List all lines of the data containing the word "that".

═══ SUPPLIED DATA

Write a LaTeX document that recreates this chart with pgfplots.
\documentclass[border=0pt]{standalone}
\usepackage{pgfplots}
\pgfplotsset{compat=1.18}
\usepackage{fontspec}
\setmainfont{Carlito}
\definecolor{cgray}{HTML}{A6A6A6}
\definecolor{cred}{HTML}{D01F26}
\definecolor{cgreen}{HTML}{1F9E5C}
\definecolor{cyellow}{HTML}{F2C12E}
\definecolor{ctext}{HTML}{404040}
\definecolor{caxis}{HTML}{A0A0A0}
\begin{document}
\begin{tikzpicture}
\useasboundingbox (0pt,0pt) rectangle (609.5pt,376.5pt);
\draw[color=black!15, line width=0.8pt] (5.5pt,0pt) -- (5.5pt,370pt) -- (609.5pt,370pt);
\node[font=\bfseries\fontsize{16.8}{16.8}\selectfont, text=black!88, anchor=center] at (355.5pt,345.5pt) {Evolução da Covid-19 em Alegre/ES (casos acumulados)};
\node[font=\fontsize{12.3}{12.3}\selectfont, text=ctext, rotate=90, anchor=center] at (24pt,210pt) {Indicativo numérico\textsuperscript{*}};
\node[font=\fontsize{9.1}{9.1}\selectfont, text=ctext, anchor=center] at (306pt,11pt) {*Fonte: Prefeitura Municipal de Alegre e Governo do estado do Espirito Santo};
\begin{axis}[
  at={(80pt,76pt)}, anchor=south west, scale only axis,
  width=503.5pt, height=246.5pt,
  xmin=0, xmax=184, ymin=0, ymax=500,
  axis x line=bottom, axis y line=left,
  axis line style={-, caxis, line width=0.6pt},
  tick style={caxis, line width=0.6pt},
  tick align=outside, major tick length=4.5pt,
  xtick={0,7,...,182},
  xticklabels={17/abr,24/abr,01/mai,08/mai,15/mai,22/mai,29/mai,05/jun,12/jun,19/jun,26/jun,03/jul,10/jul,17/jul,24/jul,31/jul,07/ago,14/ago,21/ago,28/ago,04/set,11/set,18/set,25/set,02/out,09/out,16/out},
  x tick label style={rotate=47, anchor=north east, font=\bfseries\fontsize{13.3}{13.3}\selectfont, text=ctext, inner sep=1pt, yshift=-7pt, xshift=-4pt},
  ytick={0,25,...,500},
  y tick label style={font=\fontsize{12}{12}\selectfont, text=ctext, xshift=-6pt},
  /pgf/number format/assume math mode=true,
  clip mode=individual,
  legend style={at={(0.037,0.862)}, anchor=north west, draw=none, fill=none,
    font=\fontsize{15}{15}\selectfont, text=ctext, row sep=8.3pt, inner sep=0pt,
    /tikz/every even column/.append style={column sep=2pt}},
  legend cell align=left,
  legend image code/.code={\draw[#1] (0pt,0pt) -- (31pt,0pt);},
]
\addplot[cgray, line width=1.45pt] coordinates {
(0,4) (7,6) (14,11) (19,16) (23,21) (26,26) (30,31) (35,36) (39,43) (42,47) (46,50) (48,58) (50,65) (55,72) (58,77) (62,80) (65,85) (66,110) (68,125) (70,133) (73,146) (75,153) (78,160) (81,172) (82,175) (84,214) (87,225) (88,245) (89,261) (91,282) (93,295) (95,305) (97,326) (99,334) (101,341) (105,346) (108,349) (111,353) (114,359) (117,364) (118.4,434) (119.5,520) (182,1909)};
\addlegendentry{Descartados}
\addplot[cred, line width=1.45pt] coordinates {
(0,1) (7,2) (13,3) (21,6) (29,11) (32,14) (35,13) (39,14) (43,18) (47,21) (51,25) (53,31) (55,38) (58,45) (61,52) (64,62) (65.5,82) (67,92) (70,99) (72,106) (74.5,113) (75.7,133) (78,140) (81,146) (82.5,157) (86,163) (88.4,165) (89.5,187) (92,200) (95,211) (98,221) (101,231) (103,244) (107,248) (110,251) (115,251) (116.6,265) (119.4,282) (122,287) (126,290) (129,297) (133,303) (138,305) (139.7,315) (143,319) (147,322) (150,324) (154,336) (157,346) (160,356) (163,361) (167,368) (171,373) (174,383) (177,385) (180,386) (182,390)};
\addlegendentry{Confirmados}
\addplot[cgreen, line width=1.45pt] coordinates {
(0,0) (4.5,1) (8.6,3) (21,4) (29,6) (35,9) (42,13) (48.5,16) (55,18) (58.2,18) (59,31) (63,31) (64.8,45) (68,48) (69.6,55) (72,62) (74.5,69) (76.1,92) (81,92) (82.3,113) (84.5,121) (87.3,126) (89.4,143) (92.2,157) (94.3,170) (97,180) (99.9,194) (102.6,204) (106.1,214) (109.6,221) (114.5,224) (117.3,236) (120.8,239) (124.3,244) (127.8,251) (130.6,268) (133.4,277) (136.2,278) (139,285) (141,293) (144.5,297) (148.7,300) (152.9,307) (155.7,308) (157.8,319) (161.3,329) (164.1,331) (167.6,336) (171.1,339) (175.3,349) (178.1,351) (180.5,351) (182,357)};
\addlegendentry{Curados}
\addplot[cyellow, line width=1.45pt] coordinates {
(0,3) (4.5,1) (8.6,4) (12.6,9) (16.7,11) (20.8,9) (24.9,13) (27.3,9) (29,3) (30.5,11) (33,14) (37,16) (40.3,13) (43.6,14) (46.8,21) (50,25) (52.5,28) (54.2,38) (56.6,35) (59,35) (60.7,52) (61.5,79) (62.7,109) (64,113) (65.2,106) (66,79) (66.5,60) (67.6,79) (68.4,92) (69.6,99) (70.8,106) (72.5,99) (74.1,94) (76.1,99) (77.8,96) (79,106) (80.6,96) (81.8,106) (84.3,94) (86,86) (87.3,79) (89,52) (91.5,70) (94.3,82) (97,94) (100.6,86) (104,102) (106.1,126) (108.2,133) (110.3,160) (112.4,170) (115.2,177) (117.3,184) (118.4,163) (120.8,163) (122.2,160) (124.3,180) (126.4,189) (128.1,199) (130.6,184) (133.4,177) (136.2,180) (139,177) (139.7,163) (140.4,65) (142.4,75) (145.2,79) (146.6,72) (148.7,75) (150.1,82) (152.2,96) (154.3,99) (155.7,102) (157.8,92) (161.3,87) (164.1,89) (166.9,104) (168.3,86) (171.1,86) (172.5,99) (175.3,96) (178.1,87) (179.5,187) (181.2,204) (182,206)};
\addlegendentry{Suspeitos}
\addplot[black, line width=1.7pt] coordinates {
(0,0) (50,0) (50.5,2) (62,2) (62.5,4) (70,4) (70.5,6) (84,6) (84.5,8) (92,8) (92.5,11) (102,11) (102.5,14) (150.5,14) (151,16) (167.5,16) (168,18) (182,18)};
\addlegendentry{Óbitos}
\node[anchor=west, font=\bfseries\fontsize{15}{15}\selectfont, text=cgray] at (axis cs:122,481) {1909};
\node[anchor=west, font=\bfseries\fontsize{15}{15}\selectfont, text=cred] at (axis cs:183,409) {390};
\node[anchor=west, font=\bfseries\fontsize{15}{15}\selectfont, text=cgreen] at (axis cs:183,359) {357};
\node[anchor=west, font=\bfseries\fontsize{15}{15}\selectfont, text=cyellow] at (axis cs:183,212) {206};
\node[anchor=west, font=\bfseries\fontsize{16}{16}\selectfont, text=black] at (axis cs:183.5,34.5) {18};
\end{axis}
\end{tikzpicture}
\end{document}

══════
═══ SUPPLIED DATA

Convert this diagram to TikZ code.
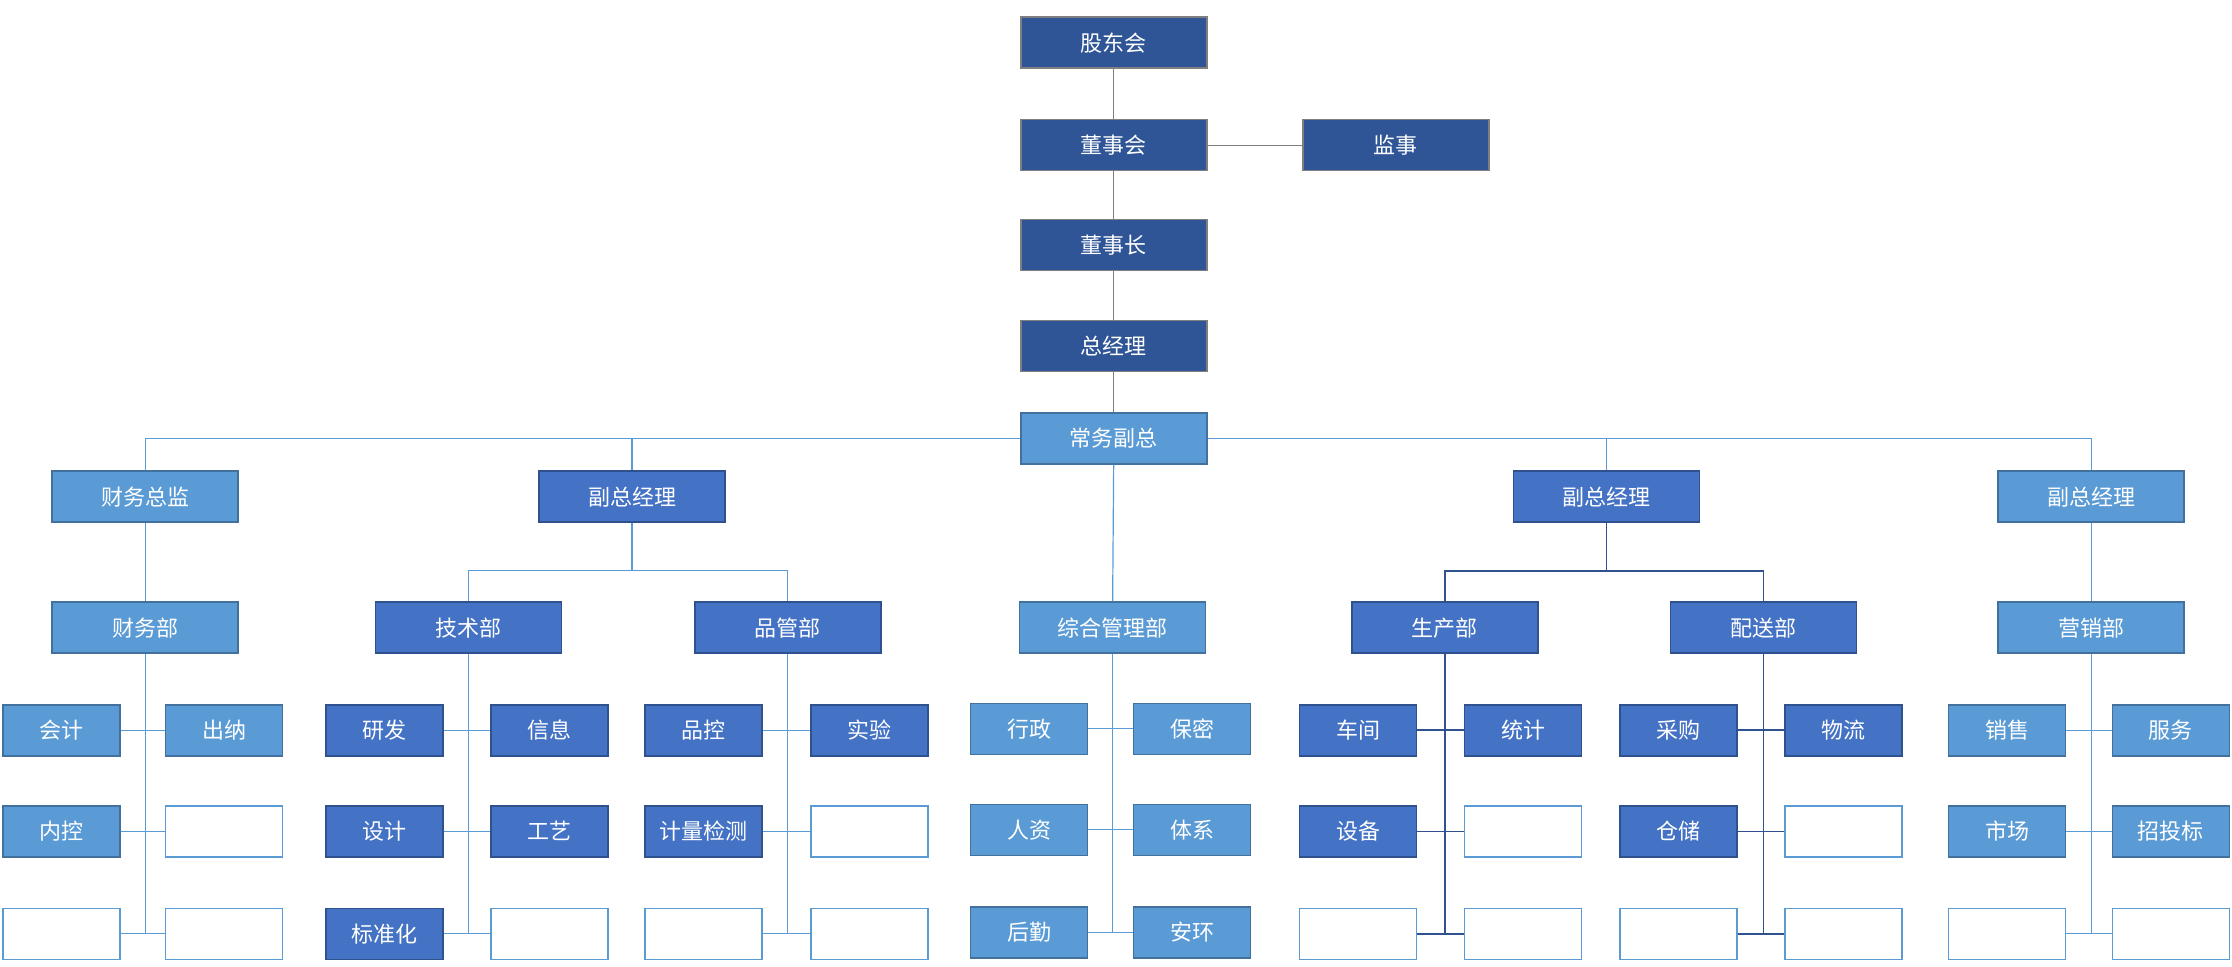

══════
═══ SUPPLIED DATA

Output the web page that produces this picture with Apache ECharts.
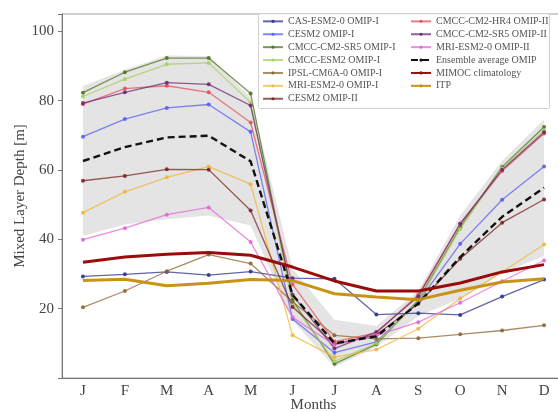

══════

- RESULT FOR THIS EXERCISE:
Write a LaTeX document that recreates this chart with pgfplots.
Output the web page that produces this picture with Apache ECharts.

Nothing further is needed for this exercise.